REQUIRED TASK -
Write out every line below that includes the word "with".

INFORMATION PROVIDED -
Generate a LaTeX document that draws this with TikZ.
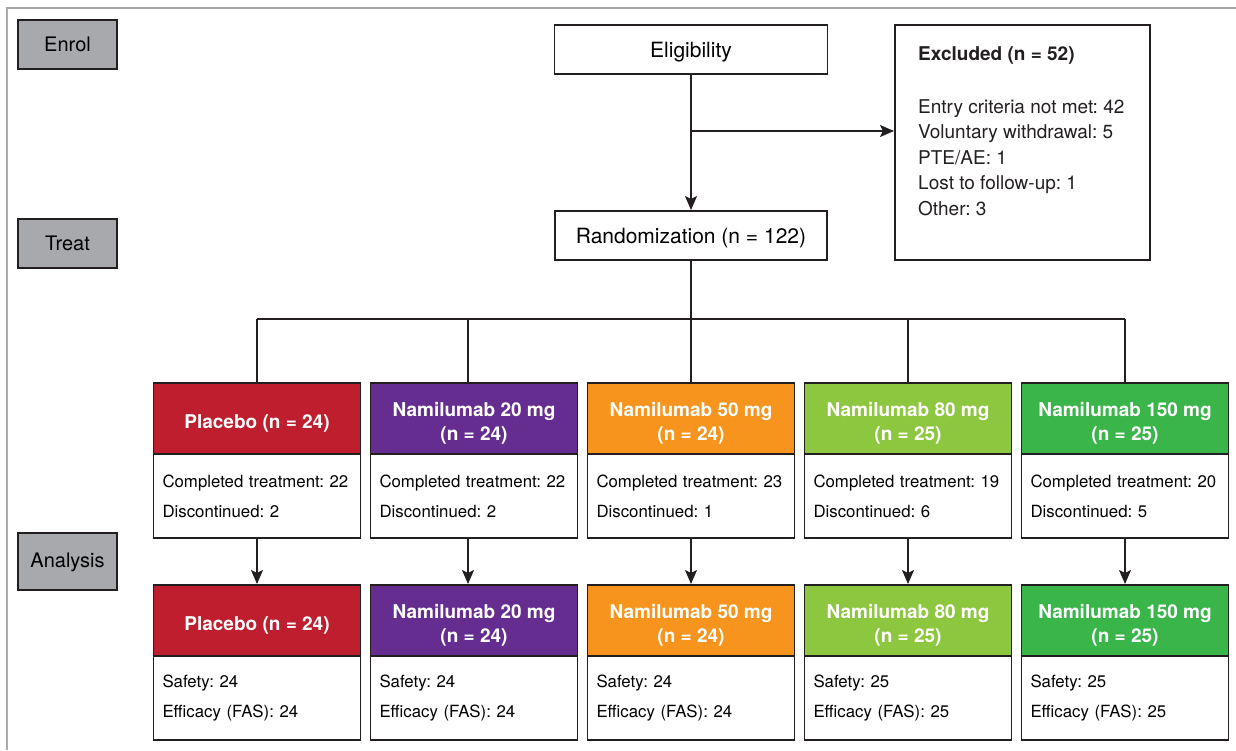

...

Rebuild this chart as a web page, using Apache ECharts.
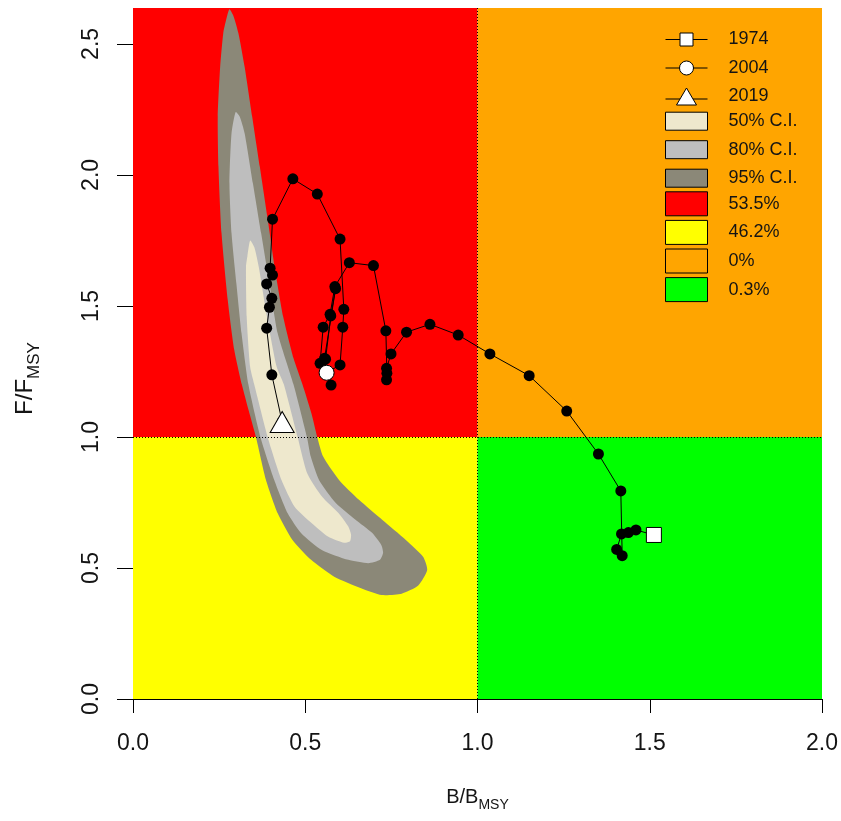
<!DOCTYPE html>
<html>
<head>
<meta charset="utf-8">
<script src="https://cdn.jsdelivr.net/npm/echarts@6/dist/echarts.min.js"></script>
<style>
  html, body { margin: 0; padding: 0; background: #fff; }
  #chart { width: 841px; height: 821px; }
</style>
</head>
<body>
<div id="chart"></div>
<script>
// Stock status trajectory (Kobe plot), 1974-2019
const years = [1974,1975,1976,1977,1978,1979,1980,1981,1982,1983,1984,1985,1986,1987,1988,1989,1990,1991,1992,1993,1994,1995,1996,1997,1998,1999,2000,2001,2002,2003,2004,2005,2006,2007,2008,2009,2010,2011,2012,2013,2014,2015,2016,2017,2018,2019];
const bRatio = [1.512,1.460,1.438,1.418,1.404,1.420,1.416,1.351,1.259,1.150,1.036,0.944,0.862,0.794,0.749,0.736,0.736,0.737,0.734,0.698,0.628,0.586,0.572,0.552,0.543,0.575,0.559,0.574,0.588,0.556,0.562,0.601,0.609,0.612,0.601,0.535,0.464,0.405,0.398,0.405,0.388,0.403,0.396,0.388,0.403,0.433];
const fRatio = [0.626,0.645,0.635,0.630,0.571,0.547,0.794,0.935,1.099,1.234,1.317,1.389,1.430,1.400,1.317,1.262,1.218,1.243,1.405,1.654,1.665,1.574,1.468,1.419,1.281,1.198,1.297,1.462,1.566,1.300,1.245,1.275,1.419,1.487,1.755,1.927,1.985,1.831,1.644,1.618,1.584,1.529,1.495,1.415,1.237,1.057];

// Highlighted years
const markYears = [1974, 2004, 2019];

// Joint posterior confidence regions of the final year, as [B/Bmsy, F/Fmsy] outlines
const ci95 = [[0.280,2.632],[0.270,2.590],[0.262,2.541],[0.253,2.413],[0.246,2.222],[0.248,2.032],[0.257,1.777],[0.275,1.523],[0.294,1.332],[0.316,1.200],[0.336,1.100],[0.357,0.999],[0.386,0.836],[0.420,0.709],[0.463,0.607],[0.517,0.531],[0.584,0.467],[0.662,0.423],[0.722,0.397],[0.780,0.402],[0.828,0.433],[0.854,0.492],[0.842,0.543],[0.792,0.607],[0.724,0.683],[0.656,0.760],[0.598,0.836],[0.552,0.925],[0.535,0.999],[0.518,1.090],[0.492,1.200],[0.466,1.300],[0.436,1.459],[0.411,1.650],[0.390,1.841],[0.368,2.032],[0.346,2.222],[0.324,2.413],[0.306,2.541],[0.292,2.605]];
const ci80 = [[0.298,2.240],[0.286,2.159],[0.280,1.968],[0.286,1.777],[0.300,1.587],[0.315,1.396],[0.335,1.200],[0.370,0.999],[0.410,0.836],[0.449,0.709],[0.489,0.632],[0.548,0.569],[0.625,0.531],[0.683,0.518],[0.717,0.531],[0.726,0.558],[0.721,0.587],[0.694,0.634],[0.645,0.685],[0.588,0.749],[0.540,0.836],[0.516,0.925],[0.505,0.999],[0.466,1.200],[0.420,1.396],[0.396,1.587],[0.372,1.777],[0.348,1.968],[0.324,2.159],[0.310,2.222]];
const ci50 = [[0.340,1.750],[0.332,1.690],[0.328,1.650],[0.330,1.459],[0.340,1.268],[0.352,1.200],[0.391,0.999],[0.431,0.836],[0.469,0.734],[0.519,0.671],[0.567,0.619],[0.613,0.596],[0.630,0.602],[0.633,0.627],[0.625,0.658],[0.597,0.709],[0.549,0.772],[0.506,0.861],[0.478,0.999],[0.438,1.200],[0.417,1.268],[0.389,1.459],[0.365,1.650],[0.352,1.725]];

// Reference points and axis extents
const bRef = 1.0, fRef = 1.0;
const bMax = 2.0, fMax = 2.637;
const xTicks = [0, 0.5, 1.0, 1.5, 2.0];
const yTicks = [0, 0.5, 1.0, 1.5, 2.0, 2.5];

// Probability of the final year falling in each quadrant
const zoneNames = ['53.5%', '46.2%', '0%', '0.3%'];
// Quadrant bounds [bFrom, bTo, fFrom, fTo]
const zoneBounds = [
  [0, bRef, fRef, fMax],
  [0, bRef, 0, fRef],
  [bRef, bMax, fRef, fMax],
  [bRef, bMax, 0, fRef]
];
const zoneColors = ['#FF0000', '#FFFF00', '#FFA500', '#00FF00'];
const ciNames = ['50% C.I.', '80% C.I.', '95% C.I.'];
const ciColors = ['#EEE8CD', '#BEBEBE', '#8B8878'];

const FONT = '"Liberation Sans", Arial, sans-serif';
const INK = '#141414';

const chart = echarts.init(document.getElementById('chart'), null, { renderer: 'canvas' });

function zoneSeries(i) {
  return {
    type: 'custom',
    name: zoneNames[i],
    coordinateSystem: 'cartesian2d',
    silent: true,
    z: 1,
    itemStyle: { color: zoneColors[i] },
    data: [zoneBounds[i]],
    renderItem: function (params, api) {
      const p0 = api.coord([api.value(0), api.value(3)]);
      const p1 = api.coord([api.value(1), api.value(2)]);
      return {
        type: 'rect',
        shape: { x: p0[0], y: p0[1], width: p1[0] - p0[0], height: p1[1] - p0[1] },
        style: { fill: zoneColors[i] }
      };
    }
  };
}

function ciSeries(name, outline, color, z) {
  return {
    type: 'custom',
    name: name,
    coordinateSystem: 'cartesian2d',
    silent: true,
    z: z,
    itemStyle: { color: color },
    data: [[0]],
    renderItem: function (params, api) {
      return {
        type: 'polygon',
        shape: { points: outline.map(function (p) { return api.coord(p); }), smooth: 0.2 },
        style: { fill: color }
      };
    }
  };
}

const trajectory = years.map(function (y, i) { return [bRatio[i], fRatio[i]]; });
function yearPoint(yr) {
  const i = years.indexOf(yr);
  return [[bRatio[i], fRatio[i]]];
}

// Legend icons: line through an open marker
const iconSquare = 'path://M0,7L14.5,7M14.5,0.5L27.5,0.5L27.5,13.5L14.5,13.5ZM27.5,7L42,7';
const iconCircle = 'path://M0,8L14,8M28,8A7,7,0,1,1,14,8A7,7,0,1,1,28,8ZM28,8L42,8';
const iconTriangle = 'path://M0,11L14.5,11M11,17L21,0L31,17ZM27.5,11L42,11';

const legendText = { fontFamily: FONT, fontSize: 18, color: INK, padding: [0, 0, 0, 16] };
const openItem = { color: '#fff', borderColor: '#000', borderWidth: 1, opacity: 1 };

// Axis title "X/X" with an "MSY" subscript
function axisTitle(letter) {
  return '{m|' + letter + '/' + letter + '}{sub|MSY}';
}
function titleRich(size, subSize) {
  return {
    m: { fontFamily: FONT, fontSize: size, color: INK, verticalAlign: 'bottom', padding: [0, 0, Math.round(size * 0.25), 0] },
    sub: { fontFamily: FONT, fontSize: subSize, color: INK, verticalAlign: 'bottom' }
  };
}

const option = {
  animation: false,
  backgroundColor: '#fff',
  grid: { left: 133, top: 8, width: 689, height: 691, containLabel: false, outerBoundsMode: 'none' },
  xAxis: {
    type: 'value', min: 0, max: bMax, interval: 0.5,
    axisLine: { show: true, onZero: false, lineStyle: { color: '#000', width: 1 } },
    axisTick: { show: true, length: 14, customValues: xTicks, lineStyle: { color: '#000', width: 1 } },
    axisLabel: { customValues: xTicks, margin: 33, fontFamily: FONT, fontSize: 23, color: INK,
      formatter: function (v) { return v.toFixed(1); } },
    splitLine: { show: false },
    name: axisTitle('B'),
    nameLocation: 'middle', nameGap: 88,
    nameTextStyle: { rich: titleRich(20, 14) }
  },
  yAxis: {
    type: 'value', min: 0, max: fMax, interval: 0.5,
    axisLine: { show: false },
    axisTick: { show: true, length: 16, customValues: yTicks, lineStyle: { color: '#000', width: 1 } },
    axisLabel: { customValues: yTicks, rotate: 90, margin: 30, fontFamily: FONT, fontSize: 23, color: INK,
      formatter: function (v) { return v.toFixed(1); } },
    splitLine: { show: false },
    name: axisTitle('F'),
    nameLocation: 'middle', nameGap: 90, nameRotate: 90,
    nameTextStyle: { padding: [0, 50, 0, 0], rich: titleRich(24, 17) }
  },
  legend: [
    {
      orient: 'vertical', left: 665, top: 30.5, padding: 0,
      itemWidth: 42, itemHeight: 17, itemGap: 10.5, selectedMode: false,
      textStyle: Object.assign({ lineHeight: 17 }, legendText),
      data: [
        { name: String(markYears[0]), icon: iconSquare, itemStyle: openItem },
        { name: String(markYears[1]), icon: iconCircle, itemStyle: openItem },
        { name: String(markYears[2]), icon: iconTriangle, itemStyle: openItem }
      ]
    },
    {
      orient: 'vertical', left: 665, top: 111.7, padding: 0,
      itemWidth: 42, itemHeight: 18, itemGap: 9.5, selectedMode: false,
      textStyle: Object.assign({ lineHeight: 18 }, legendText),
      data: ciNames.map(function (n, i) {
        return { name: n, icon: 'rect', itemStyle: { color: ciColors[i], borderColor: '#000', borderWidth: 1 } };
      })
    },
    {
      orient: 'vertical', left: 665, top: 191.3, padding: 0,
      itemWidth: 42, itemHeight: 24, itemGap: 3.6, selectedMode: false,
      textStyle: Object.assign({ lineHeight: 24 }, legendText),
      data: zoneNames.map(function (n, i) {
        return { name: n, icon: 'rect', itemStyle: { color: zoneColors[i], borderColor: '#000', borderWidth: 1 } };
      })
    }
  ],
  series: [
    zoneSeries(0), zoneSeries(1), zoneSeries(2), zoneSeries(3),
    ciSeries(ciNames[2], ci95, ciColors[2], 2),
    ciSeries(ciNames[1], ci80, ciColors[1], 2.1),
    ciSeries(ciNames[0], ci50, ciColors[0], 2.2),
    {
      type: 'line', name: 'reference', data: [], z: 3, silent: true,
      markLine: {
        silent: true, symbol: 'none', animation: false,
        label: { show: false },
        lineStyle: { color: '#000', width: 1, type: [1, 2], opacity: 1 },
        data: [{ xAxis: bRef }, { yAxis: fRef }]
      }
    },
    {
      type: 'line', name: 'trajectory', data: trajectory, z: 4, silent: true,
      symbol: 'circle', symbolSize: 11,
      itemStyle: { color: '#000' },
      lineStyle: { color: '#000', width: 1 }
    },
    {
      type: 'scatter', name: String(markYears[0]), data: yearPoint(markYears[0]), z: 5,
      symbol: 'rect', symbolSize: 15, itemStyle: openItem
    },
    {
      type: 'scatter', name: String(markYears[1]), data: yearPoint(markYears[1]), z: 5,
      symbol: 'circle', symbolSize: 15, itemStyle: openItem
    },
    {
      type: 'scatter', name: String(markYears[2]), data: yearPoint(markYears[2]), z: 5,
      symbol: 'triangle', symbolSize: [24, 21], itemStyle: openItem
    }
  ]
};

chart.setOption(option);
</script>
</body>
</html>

IN RESPONSE -
Generate a LaTeX document that draws this with TikZ.
// Axis title "X/X" with an "MSY" subscript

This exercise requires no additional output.